Editorial: TLC's protest an admirable effort in standing up to university corporatization

tlc
Tufs Labor Coalition members stand outside Ballou during a Friday afternoon protest on Apr. 22.

The Tufts Labor Coalition (TLC), a group of students working closely with janitorial staff members and advocates, protested Jumbo Days last Friday, earning the group significant criticism on Yik Yak, in line with past criticisms of protesters. Posts on the infamously anonymous app accused the group of crossing the line by attacking the university in front of prospective students, as Tufts Divest has been accused of doing a few times over the years. Posts like "F*ck you TLC don't protest at commencement #WeAreTheMajority" may or may not actually represent the views of the majority, but the anger is there. Criticism of TLC takes one of two angles: one, that the group's efforts are self-aggrandizing and fail to help workers, and two, more darkly, that damaging the university's reputation in front of prospective students may lessen the value of degrees. Neither of these arguments hold water, and in fact speak more to a disturbing tendency among some people in our community to assign self-serving motives to those student groups willing to provoke a little bit of discomfort to try to help people.
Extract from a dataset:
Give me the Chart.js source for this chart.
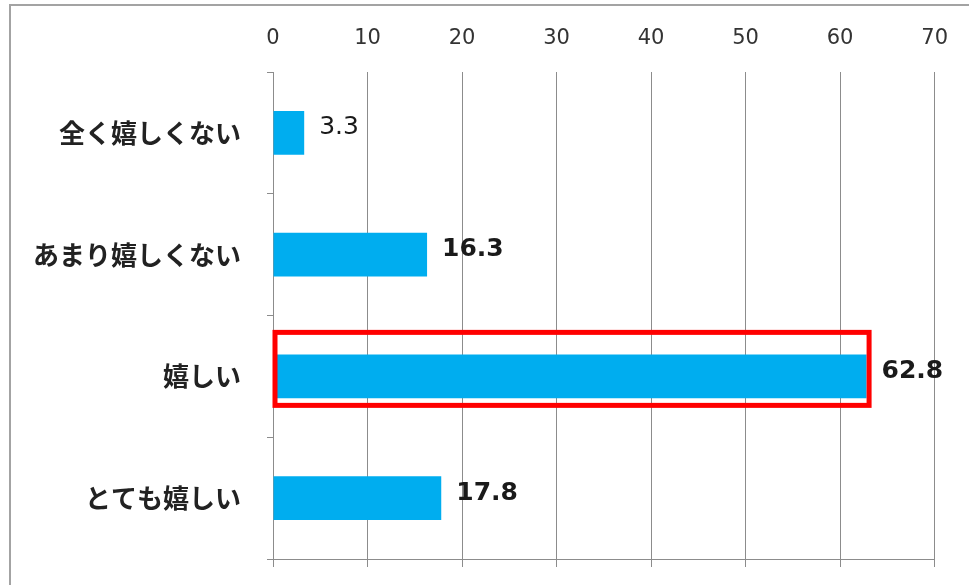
<!DOCTYPE html>
<html>
<head>
<meta charset="utf-8">
<script src="https://cdn.jsdelivr.net/npm/chart.js@4/dist/chart.umd.min.js"></script>
<style>
  html, body { margin: 0; padding: 0; background: #fff; overflow: hidden; }
  #wrap { position: relative; width: 969px; height: 585px; }
  #frame {
    position: absolute; left: 9px; top: 4px; width: 1000px; height: 1000px;
    border: 2px solid #a3a3a3; pointer-events: none;
  }
  canvas { position: absolute; left: 0; top: 0; }
</style>
</head>
<body>
<div id="wrap">
  <canvas id="chart" width="969" height="585"></canvas>
  <div id="frame"></div>
</div>
<script>
const categories = ["全く嬉しくない", "あまり嬉しくない", "嬉しい", "とても嬉しい"];
const values = [3.3, 16.3, 62.8, 17.8];
const xMin = 0;
const xMax = 70;
const xStep = 10;
const highlightIndex = 2;

const gridColor = "#8c8c8c";
const barColor = "#00adef";

// value labels at the end of each bar
const valueLabels = {
  id: "valueLabels",
  afterDatasetsDraw(chart) {
    const ctx = chart.ctx;
    const meta = chart.getDatasetMeta(0);
    ctx.save();
    ctx.fillStyle = "#1a1a1a";
    ctx.textAlign = "left";
    ctx.textBaseline = "middle";
    meta.data.forEach((bar, i) => {
      const weight = i === 0 ? "normal" : "bold";
      ctx.font = `${weight} 25px "DejaVu Sans"`;
      ctx.fillText(values[i].toFixed(1), bar.x + 15, bar.y - 5);
    });
    ctx.restore();
  }
};

// red frame round the highlighted bar
const highlightBox = {
  id: "highlightBox",
  afterDatasetsDraw(chart) {
    const bar = chart.getDatasetMeta(0).data[highlightIndex];
    if (!bar) return;
    const ctx = chart.ctx;
    ctx.save();
    ctx.strokeStyle = "#ff0000";
    ctx.lineWidth = 5;
    ctx.strokeRect(bar.base + 1.5, bar.y - 44, bar.x - bar.base + 1, 73);
    ctx.restore();
  }
};

new Chart(document.getElementById("chart"), {
  type: "bar",
  data: {
    labels: categories,
    datasets: [{
      data: values,
      backgroundColor: barColor,
      borderWidth: 0,
      categoryPercentage: 1,
      barPercentage: 0.36
    }]
  },
  options: {
    indexAxis: "y",
    responsive: false,
    animation: false,
    devicePixelRatio: 1,
    layout: { padding: { top: 0, right: 32, bottom: 0, left: 0 } },
    plugins: {
      legend: { display: false },
      tooltip: { enabled: false }
    },
    scales: {
      x: {
        type: "linear",
        position: "top",
        min: xMin,
        max: xMax,
        ticks: {
          stepSize: xStep,
          color: "#333",
          font: { family: "DejaVu Sans", size: 21 },
          padding: 21
        },
        grid: { color: gridColor, lineWidth: 1, drawTicks: false },
        border: { display: false },
        afterFit: (s) => { s.height = 72; }
      },
      x2: {
        type: "linear",
        position: "bottom",
        min: xMin,
        max: xMax,
        ticks: { stepSize: xStep, display: false },
        grid: { drawOnChartArea: false, color: gridColor, tickLength: 8 },
        border: { display: true, color: gridColor },
        afterFit: (s) => { s.height = 26; }
      },
      y: {
        type: "category",
        offset: true,
        ticks: {
          color: "#222",
          font: { family: "Noto Sans CJK JP", size: 26, weight: "bold" },
          padding: 26
        },
        grid: { drawOnChartArea: false, offset: true, color: gridColor, tickLength: 6 },
        border: { display: true, color: gridColor },
        afterFit: (s) => {
          s.width = 273;
          s.paddingTop = 0;
          s.paddingBottom = 0;
        }
      }
    }
  },
  plugins: [valueLabels, highlightBox]
});
</script>
</body>
</html>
There is nothing sacred about Jumbo Days events; prospective students should know what Tufts does right and what it does wrong. The hostility to student activists, however, is not solely tied to the fact that protesters targeted Jumbo Days. If this is because there is a perception of a "politically correct" atmosphere in our community, let's start by disabusing ourselves of the notion; overall, our university is far less leftist than many of us think. TLC protesters are not the vanguard of some overwhelming majority who want to ruin the university's image — quite the opposite. They are a dedicated few, part of a group that has worked on behalf of workers for decades. We should be proud of them instead of complaining about them nonsensically.

In the last 20 years, tuition has shot up as American universities have shifted from institutions of learning into corporations. Adjunct professors struggle, as janitorial staff and first-generation students do; the priorities among universities are changing, and the signs are not good. Those angry at TLC need a real gut check: our tuition makes us complicit in whatever this university does, for good or for ill. Its corporatization and role in economic inequality is something that we have to engage with to be "active citizens," as we purport to want to be by being here. Modern universities compete by doing anything to raise their profiles and reputations, offering more amenities by squeezing workers and enfeebled city governments and profiting from fossil fuels in labyrinthine finance packages. If your gut instinct is to value the reputation of the name on your degree or the relative calm at commencement more than the welfare of others who have struggled because of our collective impact, then it may be time to reassess.

While there is merit in critiquing the specificities of the TLC demands, such as its vague push for "stronger language" in janitorial contracts or the economic realities of what they are requesting, the hostility directed toward student activists trying to give a platform to the often-ignored voices of custodial workers is misplaced.